I love that name so much but dh can't stand it.


----------



## SoCalGirl (Oct 29, 2005)

Quote:


Originally Posted by *ma_Donna*
Here's the social security admin website with a rank of sampled names. Let's you know what was popular by decade since the turn of the LAST century.
http://www.ssa.gov/OACT/babynames/

This site is a graphical display of that data:
http://babynamewizard.com/namevoyager/lnv0105.html

I was just going to recommend the SSA website too. You can put in any year you're interested in, too, and see the top X names (you choose from 1-1000) from that year.


----------



## CryPixie83 (Jan 27, 2004)

We're expecting our second and we *think* it's a boy







and we're going with Gavin Micah The middle name I don't exactly love, but it's DH's bestest friend's middle name and we wanted to honor him. Otherwise the middle name would be Merlin









btw, my DH is a Michael and we meet them all over the place. DH's brother and dad are Johns, nephew is a Stephen and my brother is a David.. so many traditional names. Oddly enough I never considered Gavin traditional even though it's an old old name... I'm weird.


----------



## Shiloh (Apr 15, 2005)

Quote:

I am having trouble thinking of another old fashioned boys name to match my first son's name (his great-great grandfather's name). The only other person I would like to honor is my husband's father (Gary, no thanks). So I am trying to think of some other classical names I like.
hmm my FIL is also Gary...sigh...we named out second son Garrick in his honour...I cannot stand the name Gary I grew up with many Jamaicans who use Gary as a universal term for 'dude'.... he's a gary, your a gary, kinda like john henry. I liked Garrison as well but my name is Alison so that seemed corny....
Garren is kinda cool but I think tom boy on that one!

Quote:

I'm not a big fan of Gary either but what about Garrett, Garrick & Garreth? I actually like all of those names and you could still honor the family member.
Gary is actually the nickname form those type of GAR- names so you'd be formalizing it









Garrick doesn't get called that he gets called "cheetah"....compliments of our three year old and nature shows..but I find people do like it, you can be a rick if you want a nn that isn't gary. There's also Garrock, Garroch and a few other...Garaden, Garai, Garan, Gardell, Gareb (oh I like that one!), Garrman, Garnoc, Garrin, Garrity (an aunt of mines favorite for a girl...), Garron, Garroway, Garson, Garsen, Garwood,

oh here search it yourself I love this site as you can put in begins with, ends with contains, means, m/f

http://www.mybirthcare.com/favorites...rID=1017854372


----------



## JENinOR (Mar 14, 2006)

We like classic and very masculine names.
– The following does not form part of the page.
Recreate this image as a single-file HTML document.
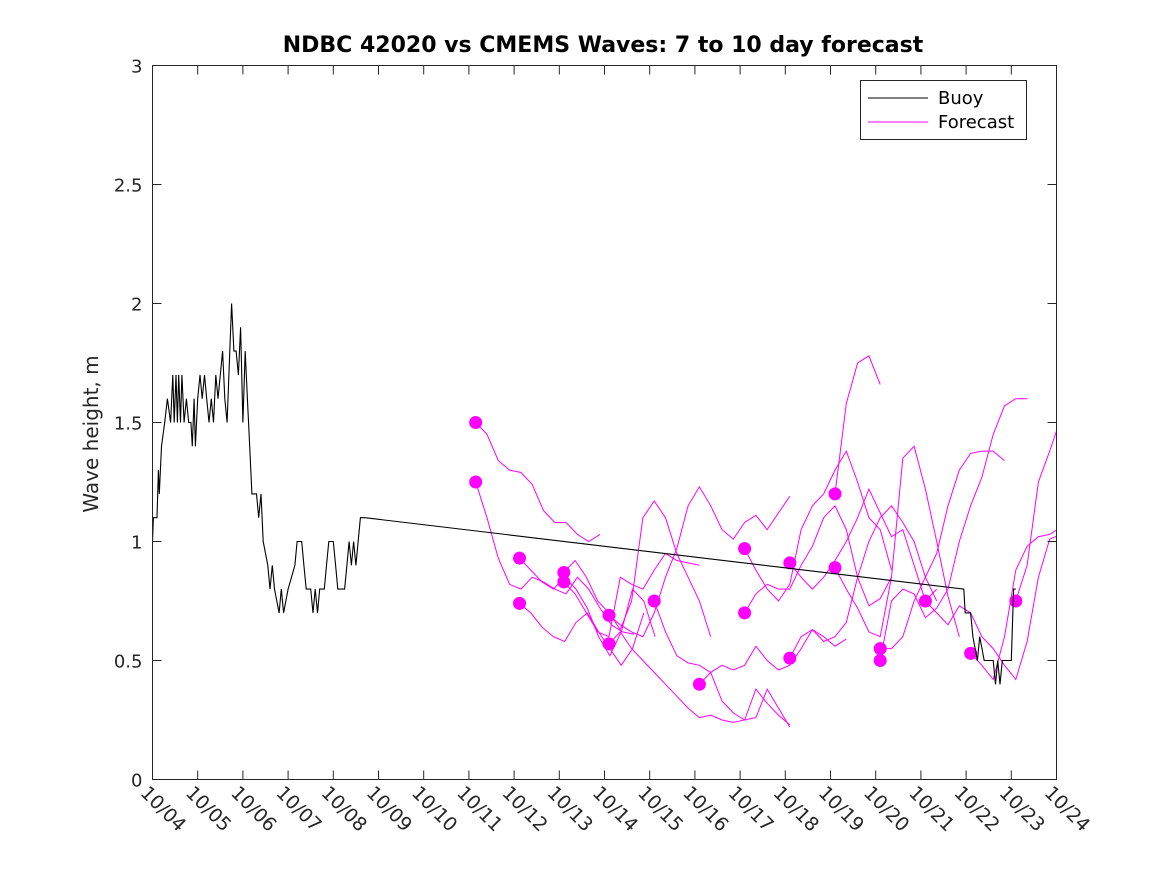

We have a John and Charles. We also like Louis (to be called Lou). With Charles, my husband kept coming back to that name and it had to grow on me. A few days before the birth we were talking about it again and I started to say the name over and over and it began to sound very romantic and strong. I fell in love with it. It turns out the name means strong and manly and I'll tell you what when we saw him it was so fitting. Not much chub on him but he has the broadest chest and shoulders! Even as a 7lb 3oz baby I felt those shoulders during birth, LOL!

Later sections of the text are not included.